-- Directions for this task --
Retype exactly what runs from the first line of the data to the line with "(B2) [openbox, minimum", keeping both of those lines and skipping pictures.

-- Data items --
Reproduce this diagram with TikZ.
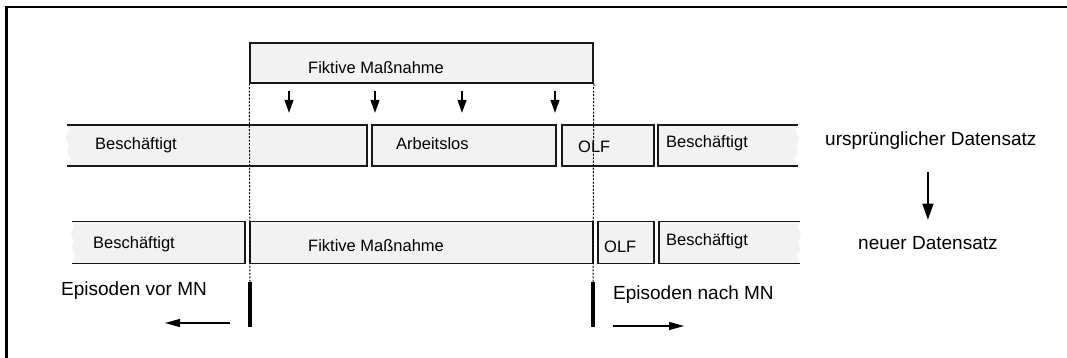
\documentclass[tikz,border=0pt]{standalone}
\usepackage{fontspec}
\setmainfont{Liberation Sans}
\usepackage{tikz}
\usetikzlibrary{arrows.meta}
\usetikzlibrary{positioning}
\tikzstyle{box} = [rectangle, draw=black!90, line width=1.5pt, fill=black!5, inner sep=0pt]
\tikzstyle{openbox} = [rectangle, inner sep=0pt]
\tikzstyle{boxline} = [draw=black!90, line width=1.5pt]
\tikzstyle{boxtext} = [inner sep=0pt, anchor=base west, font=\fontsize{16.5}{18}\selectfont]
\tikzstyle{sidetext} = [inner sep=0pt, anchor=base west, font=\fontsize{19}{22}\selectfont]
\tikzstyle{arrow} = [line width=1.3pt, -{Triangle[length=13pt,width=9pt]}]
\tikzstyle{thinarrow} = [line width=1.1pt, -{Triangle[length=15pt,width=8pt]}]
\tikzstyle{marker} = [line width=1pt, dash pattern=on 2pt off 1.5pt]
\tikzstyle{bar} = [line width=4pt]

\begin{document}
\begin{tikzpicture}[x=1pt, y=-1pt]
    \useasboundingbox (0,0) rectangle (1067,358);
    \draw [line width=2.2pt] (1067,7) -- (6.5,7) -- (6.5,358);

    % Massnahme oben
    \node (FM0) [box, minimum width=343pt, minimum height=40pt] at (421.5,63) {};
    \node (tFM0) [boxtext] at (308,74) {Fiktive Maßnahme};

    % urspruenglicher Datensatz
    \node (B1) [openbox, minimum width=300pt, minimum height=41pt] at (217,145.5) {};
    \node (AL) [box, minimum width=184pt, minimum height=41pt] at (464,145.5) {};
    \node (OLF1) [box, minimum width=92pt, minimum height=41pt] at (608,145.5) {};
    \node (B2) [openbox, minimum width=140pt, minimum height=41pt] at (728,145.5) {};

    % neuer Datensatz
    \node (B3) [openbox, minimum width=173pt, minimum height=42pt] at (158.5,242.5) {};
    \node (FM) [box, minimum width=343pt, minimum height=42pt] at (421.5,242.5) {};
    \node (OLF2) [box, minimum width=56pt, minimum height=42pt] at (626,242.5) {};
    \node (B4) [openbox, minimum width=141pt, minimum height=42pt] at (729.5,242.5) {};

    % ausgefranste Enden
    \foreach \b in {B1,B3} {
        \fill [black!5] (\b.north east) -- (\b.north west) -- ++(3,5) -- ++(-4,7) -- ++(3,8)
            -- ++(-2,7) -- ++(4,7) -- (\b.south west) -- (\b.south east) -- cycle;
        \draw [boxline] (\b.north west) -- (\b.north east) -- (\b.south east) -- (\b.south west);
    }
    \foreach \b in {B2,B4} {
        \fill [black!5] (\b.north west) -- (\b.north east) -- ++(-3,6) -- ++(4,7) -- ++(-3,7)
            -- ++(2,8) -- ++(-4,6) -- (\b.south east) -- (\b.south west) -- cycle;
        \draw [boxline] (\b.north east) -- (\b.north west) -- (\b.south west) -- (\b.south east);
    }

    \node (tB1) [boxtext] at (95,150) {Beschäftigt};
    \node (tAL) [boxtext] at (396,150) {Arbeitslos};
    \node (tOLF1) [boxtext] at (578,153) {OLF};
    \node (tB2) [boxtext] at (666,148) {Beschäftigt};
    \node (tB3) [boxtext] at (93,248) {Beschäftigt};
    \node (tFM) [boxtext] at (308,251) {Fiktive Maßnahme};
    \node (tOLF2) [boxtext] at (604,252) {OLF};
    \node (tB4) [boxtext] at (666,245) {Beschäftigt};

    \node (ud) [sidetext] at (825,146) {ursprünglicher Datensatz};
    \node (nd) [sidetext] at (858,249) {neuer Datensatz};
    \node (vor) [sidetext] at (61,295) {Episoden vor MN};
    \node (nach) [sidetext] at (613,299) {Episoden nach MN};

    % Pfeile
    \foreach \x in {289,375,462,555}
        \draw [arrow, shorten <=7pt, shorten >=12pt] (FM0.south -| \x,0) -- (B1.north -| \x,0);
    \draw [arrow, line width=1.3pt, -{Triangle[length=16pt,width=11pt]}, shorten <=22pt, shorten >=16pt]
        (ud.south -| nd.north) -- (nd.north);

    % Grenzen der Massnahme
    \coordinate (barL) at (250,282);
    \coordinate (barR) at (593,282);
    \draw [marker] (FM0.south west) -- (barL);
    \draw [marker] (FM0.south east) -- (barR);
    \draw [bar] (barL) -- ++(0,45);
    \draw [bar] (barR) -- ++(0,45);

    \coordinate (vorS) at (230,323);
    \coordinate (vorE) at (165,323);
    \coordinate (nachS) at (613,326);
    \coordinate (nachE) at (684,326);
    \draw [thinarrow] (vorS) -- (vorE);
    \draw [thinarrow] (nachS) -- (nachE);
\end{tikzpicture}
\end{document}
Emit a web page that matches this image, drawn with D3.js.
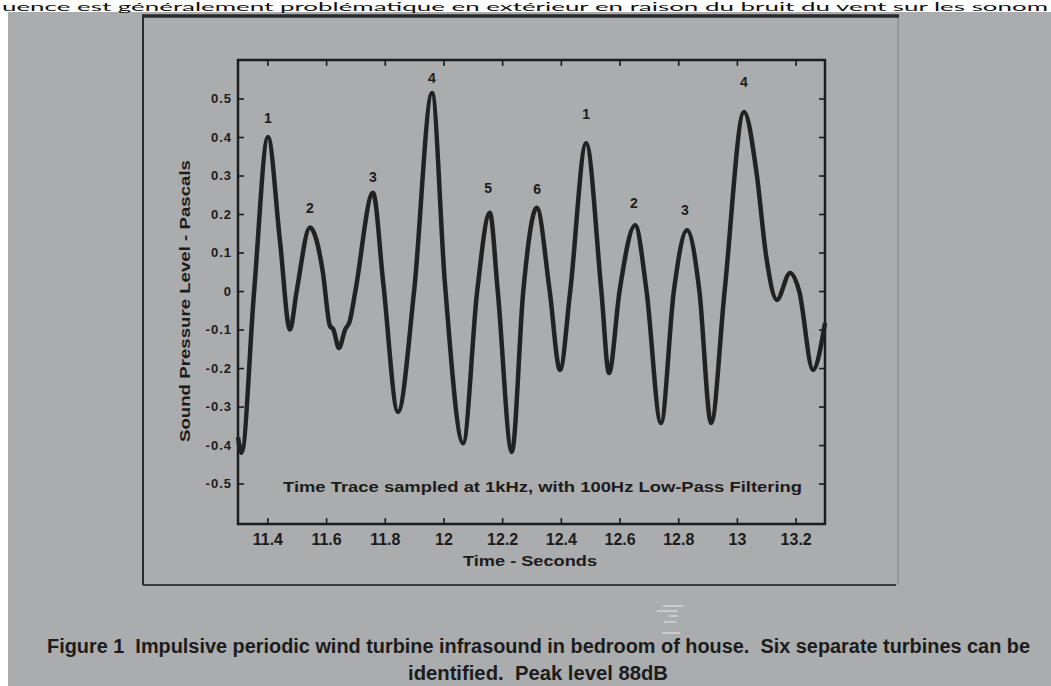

-- Response for this exercise --
Reproduce this diagram with TikZ.
\documentclass[tikz,border=0pt]{standalone}
\usepackage{fontspec}
\setmainfont{Liberation Sans}
\usepackage{tikz}
\usetikzlibrary{arrows.meta}
\usetikzlibrary{positioning}
\tikzstyle{box} = [rectangle, draw=black!90, line width=1.5pt, fill=black!5, inner sep=0pt]
\tikzstyle{openbox} = [rectangle, inner sep=0pt]
\tikzstyle{boxline} = [draw=black!90, line width=1.5pt]
\tikzstyle{boxtext} = [inner sep=0pt, anchor=base west, font=\fontsize{16.5}{18}\selectfont]
\tikzstyle{sidetext} = [inner sep=0pt, anchor=base west, font=\fontsize{19}{22}\selectfont]
\tikzstyle{arrow} = [line width=1.3pt, -{Triangle[length=13pt,width=9pt]}]
\tikzstyle{thinarrow} = [line width=1.1pt, -{Triangle[length=15pt,width=8pt]}]
\tikzstyle{marker} = [line width=1pt, dash pattern=on 2pt off 1.5pt]
\tikzstyle{bar} = [line width=4pt]

\begin{document}
\begin{tikzpicture}[x=1pt, y=-1pt]
    \useasboundingbox (0,0) rectangle (1067,358);
    \draw [line width=2.2pt] (1067,7) -- (6.5,7) -- (6.5,358);

    % Massnahme oben
    \node (FM0) [box, minimum width=343pt, minimum height=40pt] at (421.5,63) {};
    \node (tFM0) [boxtext] at (308,74) {Fiktive Maßnahme};

    % urspruenglicher Datensatz
    \node (B1) [openbox, minimum width=300pt, minimum height=41pt] at (217,145.5) {};
    \node (AL) [box, minimum width=184pt, minimum height=41pt] at (464,145.5) {};
    \node (OLF1) [box, minimum width=92pt, minimum height=41pt] at (608,145.5) {};
    \node (B2) [openbox, minimum width=140pt, minimum height=41pt] at (728,145.5) {};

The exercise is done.